#spark
import pyspark.sql.functions as f
from pyspark.sql.functions import when, min, max, col
import seaborn as sns
import matplotlib.pyplot as plt
from wordcloud import WordCloud, STOPWORDS
import re
Load Datasets
workspace_default_storage_account = "group08astoragec0a5c9b39"
workspace_default_container = "azureml-blobstore-8f67895d-e507-48c5-8b8e-f003f0227b44"
workspace_wasbs_base_url = (
f"wasbs://{workspace_default_container}@{workspace_default_storage_account}.blob.core.windows.net/"
)
df = spark.read.parquet((f"{workspace_wasbs_base_url}<PATH-TO-READ/WRITE>"))
StatementMeta(8aef2e4c-7819-4b3c-ad3b-441a2f26e87b, 15, 7, Finished, Available)
# define target subreddits
league_subreddits = ["PremierLeague", "Bundesliga", "seriea", "LaLiga", "MLS", "worldcup"]
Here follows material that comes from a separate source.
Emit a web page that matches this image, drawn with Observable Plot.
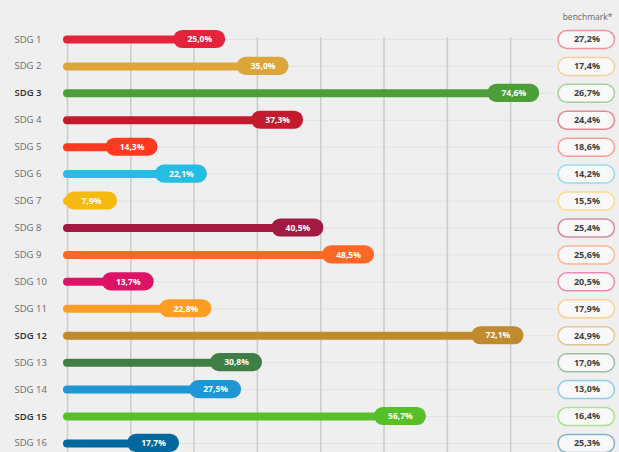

club_subreddits = ["chelseafc", "reddevils", "Gunners", "Barca", "realmadrid", "ACMilan", "Juve",
"ASRoma", "fcbayern", "borussiadortmund", "schalke04", "atletico", "psg", "ajaxAmsterdam",
"celticfc"]
# filter the dataset with subreddits I would like to explore
df_league = df.filter(df["subreddit"].isin(league_subreddits)).\
select("subreddit", "controversiality", "score").cache()
df_club = df.filter(df["subreddit"].isin(club_subreddits)).\
select("subreddit", "controversiality", "score").cache()
StatementMeta(8aef2e4c-7819-4b3c-ad3b-441a2f26e87b, 11, 11, Finished, Available)
# add a column to group the clubs by league
classification_rules = {
"Premier League": ["chelseafc", "reddevils", "Gunners"],
"La Liga": ["Barca", "realmadrid", "atletico"],
"Serie A": ["ACMilan", "Juve", "ASRoma"],
"Bundesliga": ["fcbayern", "borussiadortmund", "schalke04"],
"Other": ["psg", "ajaxAmsterdam", "celticfc"]
}
df_club = df_club.withColumn(
"league",
when(df_club["subreddit"].isin(classification_rules["Premier League"]), "Premier League")
.when(df_club["subreddit"].isin(classification_rules["La Liga"]), "La Liga")
.when(df_club["subreddit"].isin(classification_rules["Serie A"]), "Serie A")
.when(df_club["subreddit"].isin(classification_rules["Bundesliga"]), "Bundesliga")
.otherwise("Other"))
StatementMeta(8aef2e4c-7819-4b3c-ad3b-441a2f26e87b, 11, 12, Finished, Available)
# count the number of comments for each league
count_league = df_league.groupBy("subreddit").agg(f.count("*").alias("count")).toPandas().\
sort_values(by='count', ascending=False)
# count the number of comments for each club
count_club = df_club.groupBy("subreddit", "league").agg(f.count("*").alias("count")).toPandas().\
sort_values(by='count', ascending=False)
StatementMeta(8aef2e4c-7819-4b3c-ad3b-441a2f26e87b, 11, 13, Finished, Available)
# plot bar plot for the number of comments for leagues
plt.figure(figsize=(20, 12))
sns.barplot(x='subreddit', y='count', data=count_league, palette='Set2')
plt.title('Number of Comment for Each Soccer League', fontsize=40)
plt.xlabel('Subreddit', fontsize=28)
plt.ylabel('Count', fontsize=28)
plt.tick_params(axis='both', labelsize=24)
plt.show()
StatementMeta(8aef2e4c-7819-4b3c-ad3b-441a2f26e87b, 4, 41, Finished, Available)
The provided data reveals varying levels of activity across major soccer league subreddits. "PremierLeague" and "MLS" stand out as highly active communities, while "worldcup" also enjoys a substantial presence. In contrast, "seriea," "Bundesliga," and "LaLiga" have comparatively lower levels of engagement within their respective subreddits.
# plot bar plot for the number of comments for clubs
plt.figure(figsize=(20, 12))
sns.barplot(x='subreddit', y='count', hue='league', data=count_club, dodge=False, palette='Set2')
plt.title('Number of Rows for Each Subreddit', fontsize=40)
plt.xlabel('Subreddit', fontsize=28)
plt.ylabel('Count', fontsize=28)
plt.xticks(rotation=45, ha="right")
plt.tick_params(axis='both', labelsize=24)
plt.legend(fontsize=24, loc='upper right')
plt.show()
StatementMeta(8aef2e4c-7819-4b3c-ad3b-441a2f26e87b, 4, 40, Finished, Available)
The barplot provides comment counts for popular European soccer clubs (three clubs for Premier League, La Liga, Serie A, and Bundesliga). The Premier League dominates, reflecting active discussions among English club enthusiasts. La Liga's "Barca" enjoys a robust presence, while Serie A's "ACMilan" showcases dedicated online discussions. Comparing with Premier League and La Liga, Serie A and Bundesliga are not popular on reddit but major clubs such as Milan and FC Bayern still stand out of the other clubs.